No obstante, e independientemente del capítulo final, las últimas horas nos han dejado una primera conclusión. Descartados por los defensores los delitos de rebelión, sedición y malversación, pero aceptando a regañadientes unos y abiertamente otros que la desobediencia era difícilmente rebatible, los políticos independentistas han acabado asumiendo que algo no les salió bien. O no quisieron o no pudieron hacerlo mejor. Y aunque sea como mal menor y esgrimido en legítima defensa, pasan a aceptar personal y políticamente lo que primero negaron y después remilgaron porque así lo han defendido sus abogados en su nombre.

Claro está que ello nunca debió comportar tamaña magnitud de la tragedia. Pero como dejó escrito William Faulkner, aquello que se considera ceguera del destino en realidad es miopía propia.

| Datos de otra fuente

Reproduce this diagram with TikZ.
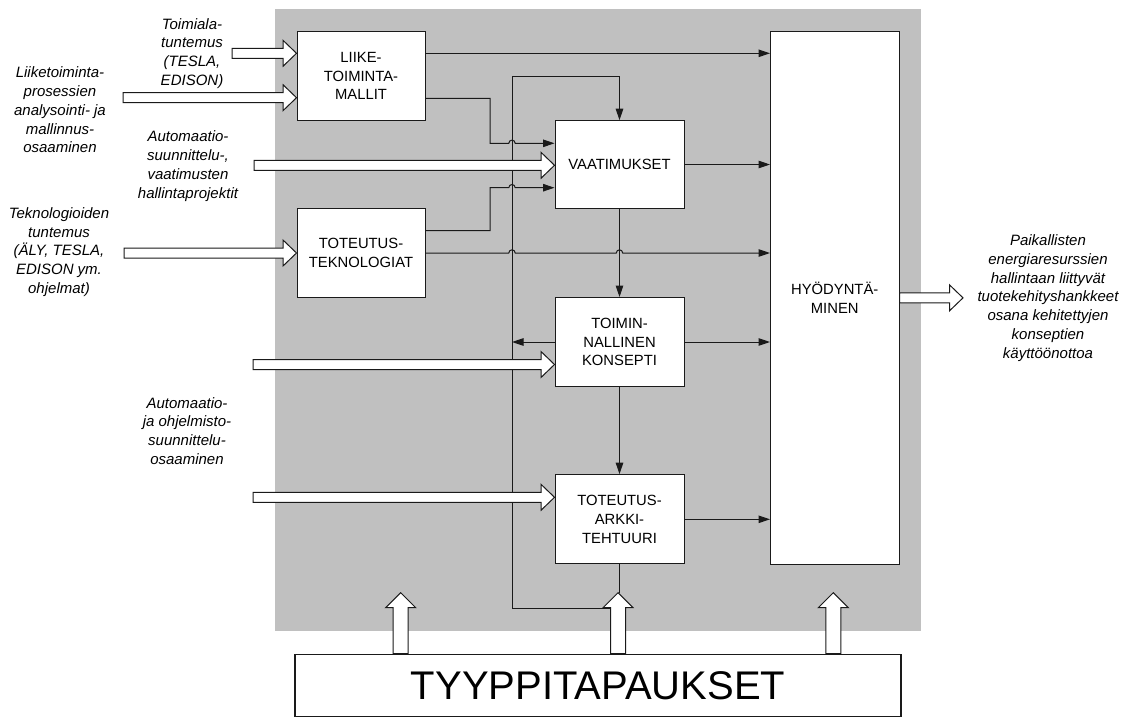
\documentclass[tikz,border=0pt]{standalone}
\usepackage{fontspec}
\setmainfont{Liberation Sans}
\usetikzlibrary{arrows.meta,calc}
\definecolor{panel}{HTML}{C0C0C0}
\definecolor{ink}{HTML}{1A1A1A}

% hollow block arrow pointing right, from #1 to the x of #2 (height taken from #1)
\newcommand\rightblock[2]{%
  \draw[blockarrow] let \p1=(#1), \p2=(#2) in
    (\x1,\y1+5pt) -- (\x2-13.5pt,\y1+5pt) -- (\x2-13.5pt,\y1+13pt) -- (\x2,\y1)
    -- (\x2-13.5pt,\y1-13pt) -- (\x2-13.5pt,\y1-5pt) -- (\x1,\y1-5pt) -- cycle;}
% hollow block arrow pointing up, from base #1 to tip #2
\newcommand\upblock[2]{%
  \draw[blockarrow] let \p1=(#1), \p2=(#2) in
    (\x1-7.5pt,\y1) -- (\x1-7.5pt,\y2-15pt) -- (\x1-15pt,\y2-15pt) -- (\x1,\y2)
    -- (\x1+15pt,\y2-15pt) -- (\x1+7.5pt,\y2-15pt) -- (\x1+7.5pt,\y1) -- cycle;}

\begin{document}
\begin{tikzpicture}[x=1pt,y=-1pt,
  box/.style={draw=ink, line width=1pt, fill=white, inner sep=0pt, align=center,
              font=\fontsize{14.8}{18.8}\selectfont},
  lbl/.style={align=center, inner sep=0pt, font=\itshape\fontsize{15}{18.8}\selectfont},
  flow/.style={draw=ink, line width=1pt, -{Triangle[length=11.5pt,width=7.5pt]}},
  plain/.style={draw=ink, line width=1pt},
  blockarrow/.style={draw=ink, line width=1pt, fill=white, line join=miter},
]
\useasboundingbox (0,0) rectangle (1128,718);

% grey process area
\fill[panel] (275,9) rectangle (921,631);

% process boxes
\node[box, minimum width=128pt, minimum height=88.6pt] (liike) at (361,76) {LIIKE-\\TOIMINTA-\\MALLIT};
\node[box, minimum width=128pt, minimum height=88.6pt] (tekno) at (361,253) {TOTEUTUS-\\TEKNOLOGIAT};
\node[box, minimum width=129pt, minimum height=87.6pt] (vaat) at (619.5,164.5) {VAATIMUKSET};
\node[box, minimum width=129pt, minimum height=89pt] (toim) at (619.5,342) {TOIMIN-\\NALLINEN\\KONSEPTI};
\node[box, minimum width=129pt, minimum height=89.3pt] (arkki) at (619.5,519.3) {TOTEUTUS-\\ARKKI-\\TEHTUURI};
\node[box, minimum width=128.5pt, minimum height=532.3pt] (hyod) at (834.75,297.85) {HYÖDYNTÄ-\\MINEN};

% routing helpers
\coordinate (loopx) at (512,0);
\coordinate (jogx) at (490,0);
\coordinate (looptop) at (512,76.7);
\coordinate (u1tip) at (400.7,592.7);
\coordinate (u2tip) at (618,592.7);
\coordinate (u3tip) at (833.3,592.7);
\coordinate (fb) at ($(u2tip)+(0,15.3)$);

% connectors
\coordinate (l1) at ($(liike.east)+(0,-22.7)$);
\draw[flow] (l1) -- (l1 -| hyod.west);

\coordinate (l2) at ($(liike.east)+(0,22.3)$);
\coordinate (v1) at ($(vaat.west)+(0,-21.2)$);
\draw[flow] (l2) -- (l2 -| jogx) -- (jogx |- v1)
  -- ($(v1 -| loopx)+(-3.2,0)$) arc[start angle=180,end angle=0,radius=3.2pt] -- (v1);

\coordinate (t1) at ($(tekno.east)+(0,-22.3)$);
\coordinate (v2) at ($(vaat.west)+(0,23.2)$);
\draw[flow] (t1) -- (t1 -| jogx) -- (jogx |- v2)
  -- ($(v2 -| loopx)+(-3.2,0)$) arc[start angle=180,end angle=0,radius=3.2pt] -- (v2);

\draw[flow] (tekno.east)
  -- ($(tekno.east -| loopx)+(-3.2,0)$) arc[start angle=180,end angle=0,radius=3.2pt]
  -- ($(tekno.east -| vaat.south)+(-3.2,0)$) arc[start angle=180,end angle=0,radius=3.2pt]
  -- (tekno.east -| hyod.west);

\draw[flow] (vaat.east) -- (vaat.east -| hyod.west);
\draw[flow] (vaat.south) -- (toim.north);
\draw[flow] (toim.east) -- (toim.east -| hyod.west);
\draw[flow] (toim.west) -- (toim.west -| loopx);
\draw[flow] (toim.south) -- (arkki.north);
\draw[flow] (arkki.east) -- (arkki.east -| hyod.west);
\draw[plain] (arkki.south) -- (arkki.south |- u2tip);
\draw[flow] (fb) -| (looptop) -| (vaat.north);

% input block arrows
\coordinate (a1) at (232,53.3);
\coordinate (a2) at (123,97.7);
\coordinate (a3) at (254,165.3);
\coordinate (a4) at (124,253);
\coordinate (a5) at (253,364.5);
\coordinate (a6) at (253,497.3);
\rightblock{a1}{a1 -| liike.west}
\rightblock{a2}{a2 -| liike.west}
\rightblock{a3}{a3 -| vaat.west}
\rightblock{a4}{a4 -| tekno.west}
\rightblock{a5}{a5 -| toim.west}
\rightblock{a6}{a6 -| arkki.west}

% output block arrow
\coordinate (outtip) at (963,297.5);
\rightblock{hyod.east}{outtip}

% case studies
\node[draw=ink, line width=1.8pt, fill=white, minimum width=606pt, minimum height=62pt,
      inner sep=0pt, font=\fontsize{40}{48}\selectfont] (tyyppi) at (598,685.5) {TYYPPITAPAUKSET};
\upblock{u1tip |- tyyppi.north}{u1tip}
\upblock{u2tip |- tyyppi.north}{u2tip}
\upblock{u3tip |- tyyppi.north}{u3tip}

% input and output labels
\node[lbl] (lab1) at (192,53.5) {Toimiala-\\tuntemus\\(TESLA,\\EDISON)};
\node[lbl] (lab2) at (60,110) {Liiketoiminta-\\prosessien\\analysointi- ja\\mallinnus-\\osaaminen};
\node[lbl] (lab3) at (188,166) {Automaatio-\\suunnittelu-,\\vaatimusten\\hallintaprojektit};
\node[lbl] (lab4) at (59,252) {Teknologioiden\\tuntemus\\(ÄLY, TESLA,\\EDISON ym.\\ohjelmat)};
\node[lbl] (lab5) at (187,431) {Automaatio-\\ja ohjelmisto-\\suunnittelu-\\osaaminen};
\node[lbl] (lab6) at (1048,298) {Paikallisten\\energiaresurssien\\hallintaan liittyvät\\tuotekehityshankkeet\\osana kehitettyjen\\konseptien\\käyttöönottoa};
\end{tikzpicture}
\end{document}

Fue Xavier Melero quien citó al escritor norteamericano. Lo hizo pasándolo por el tamiz de José Luís Cuerda, el director que en “Amanece que no es poco” (1989) convierte a José Luís Sazatornil, Saza, en cabo de la Guardia Civil del pueblo de Albacete donde un vecino ha plagiado “Luz de agosto”. Y le increpa con la frase nuevamente recordada y celebrada gracias al cine: ¿Es que no sabe que en este pueblo es verdadera devoción la que hay por William Faulkner? El también Nobel de literatura replica a través de “El ruido y la furia” publicada hace 90 años: "Se puede ignorar el sonido durante mucho tiempo, pero luego, un tictac instantáneo recrea en la mente el largo desfilar del tiempo que no se ha ido".